One of the reasons I eventually decided to get a PS4 was because it appeared to be the platform for more interesting ‘smaller’ games. To be honest I expected that Everybody’s Gone To The Rapture would be something I would admire rather than like which is how I felt about Dear Esther, but this turned out to be such a wonderful experience.
It was the beautiful screenshots of a deserted English village that initially drew me and they didn’t disapoint. Nearly everything looks so real that it’s slightly jarring when a road sign font or number plate isn’t quite right but I think I mean that as a compliment. Perhaps because it’s depicting a world I already know it felt so real to me. I didn’t realise the game had started because I was too busy looking at the view.

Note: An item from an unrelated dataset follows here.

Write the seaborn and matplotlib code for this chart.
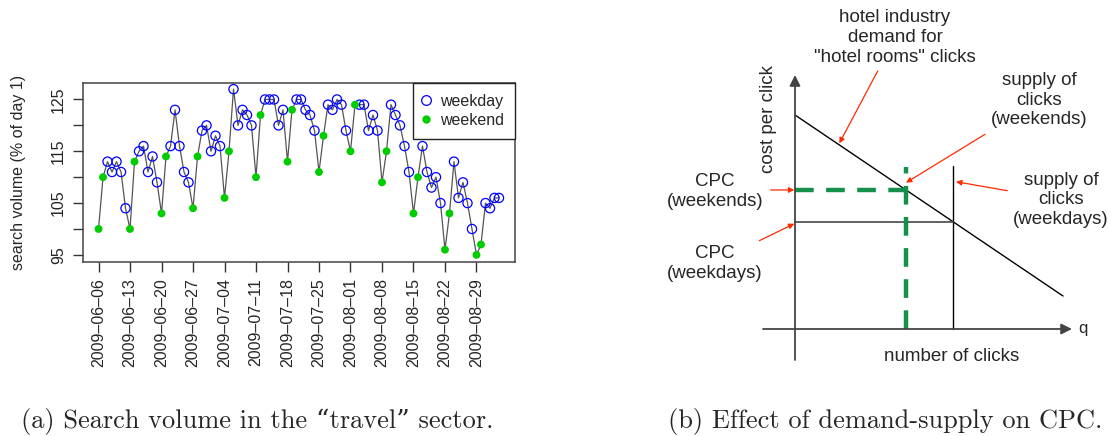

Calling this a game is where people start to have issues but I don’t really want to explore that; if it’s not a game then what is it? Part of me thinks it would have been nice to maybe have some sort of collectables but a bigger part of me thinks that it would be a distraction. Perhaps upon getting to the end of the story a new mode could have been unlocked with some more gamified elements. The trophies already to this to some extent but they are nearly impossible to discover by accident and even when you know about them the minutes required to wait is excessively long. This is the third game in a row after Life Is Strange and The Last Of Us where I wish there was a reward for sitting on a bench and taking everything in.
I ended up adoring this experience which more than once had a transcendent quality like nothing else (although looking up the definition perhaps that isn’t quite the right word). Perhaps it was obvious that this would appeal to me so much (I am the guy who thinks every game would be better if it didn’t have guns). I was too swept along with the experience to notice if there were problems with the story, I suspect the sci-fi elements could be a considered hokum but it didn’t bother me. I also still don’t know how much of the story I saw or understood but the fact that it made enough sense even though it was told in such a fragmented and out of order only makes me admire the writing even more.
There are issues, the biggest being how stuck I was in the first hour having somehow failed to understand the motion controlled tuning of the lights and then not knowing what to do. Smaller gaming issues like trying to open every locked door feel out of place especially earlier on when it looks like all ajar doors could be opened and all closed ones couldn’t – this is one thing that could ruin the experience for non-gamers. The biggest problem I had is one that seems far too common to all games and that’s a delimitation between chapters. The end of each chapter are the highlights of the game, these are the moments when the game looks and sounds the best and combine into those transcendental experiences but they also lead directly into the next chapter without an opportunity to save. Perhaps this is to encourage you to carry on but I need and want points where I know I can take a break and continue later without breaking the flow.
A final word about the music, this is perhaps the real emotional drive behind the entire experience, it will be interesting to see how it plays away from the game (I bought the soundtrack immediately after I finished playing) if nothing else I suspect it will just bring back memories.